Sunday, July 06, 2008

Mark Rich: WALL-E for President

Mark Rich of The New York Times has a good write-up of the new Disney/Pixar movie WALL-E, and how it might serve as a mirror of the times we live in...
The “Wall-E” crowds were primed by the track record of its creator, Pixar Animation Studios, and the ecstatic reviews. But if anything, this movie may exceed its audience’s expectations. It did mine.

As it happened, “Wall-E” opened the same summer weekend as the hot-button movie of the 2004 campaign year, Michael Moore’s “Fahrenheit 9/11.” Ah, the good old days. Oil was $38 a barrel, our fatalities in Iraq had not hit 900, and only 57 percent of Americans thought their country was on the wrong track. (Now more than 80 percent do.) “Wall-E,” a fictional film playing to a far larger audience, may touch a more universal chord in this far gloomier time.

Indeed, sitting among rapt children mostly under 12, I felt as if I’d stepped through a looking glass. This movie seemed more realistically in touch with what troubles America this year than either the substance or the players of the political food fight beyond the multiplex’s walls.

While the real-life grown-ups on TV were again rebooting Vietnam, the kids at “Wall-E” were in deep contemplation of a world in peril — and of the future that is theirs to make what they will of it. Compare any 10 minutes of the movie with 10 minutes of any cable-news channel, and you’ll soon be asking: Exactly who are the adults in our country and who are the cartoon characters?

More good thoughts from Rich at the link above. Between what he's writing here and a lot of other positive reaction to WALL-E, it reminds me a lot about when Forrest Gump came out in 1994.

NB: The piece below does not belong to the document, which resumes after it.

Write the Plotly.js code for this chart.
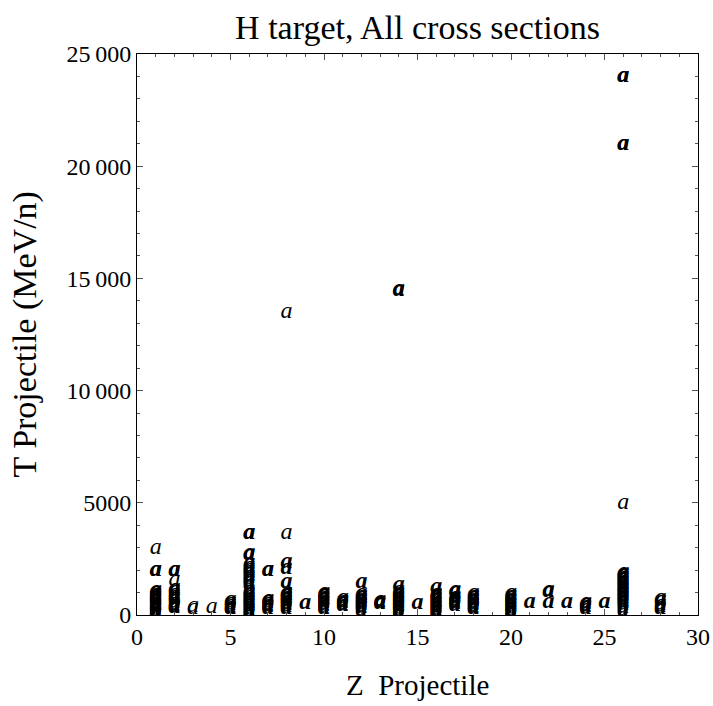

Good stories, both of 'em. And a lot of others too. Maybe someday we'll start to take some of their messages to heart.

Monday, January 21, 2008

The Hell Époque

Someday, there will be a need to give the times in which we currently live an appropriate moniker. A few days ago, while driving through snow on U.S. 29 back from Greensboro, the idea for one crossed my mind.

I've already started calling our present American era "the Hell Époque".

Obviously this is a pun on "the Belle Époque", which was the last real "golden time" that Europe had before World War I escorted us all into the modern world.

A future history book or Wikipedia entry might describe our own time thusly...

Hell Époque

The era of United States history that stretched from the early 1990s until the end of the first decade of the 21st century, that has come to be regarded as the final years of America's long-time domination of the world's culture and economy.

Although noted for considerable achievements in computers and telecommunications that led to apparent empowerment of the individual, the Hell Époque was also a time of cultural and political stagnation in America that coincided with tremendous loss of individual liberty as the American government began to seize unprecedented power. Most authorities agree that although this had already been a long-time trend in America, the election of Bill Clinton as U.S. President in 1992 saw the start of the final phase of escalation toward an all-powerful American state. This would climax during the presidency of George W. Bush, whose disastrous domestic and foreign policies catapulted the country toward utter ruin.

Most historians agree that it became widely accepted among the American people during the Hell Époque that their government had finally become too corrupt and that the life they had come to believe in had drawn to a close, and that the "rule of law" under the Constitution no longer existed. This was especially apparent following the collapse of the traditional "two party system" and the failure of the American economy in...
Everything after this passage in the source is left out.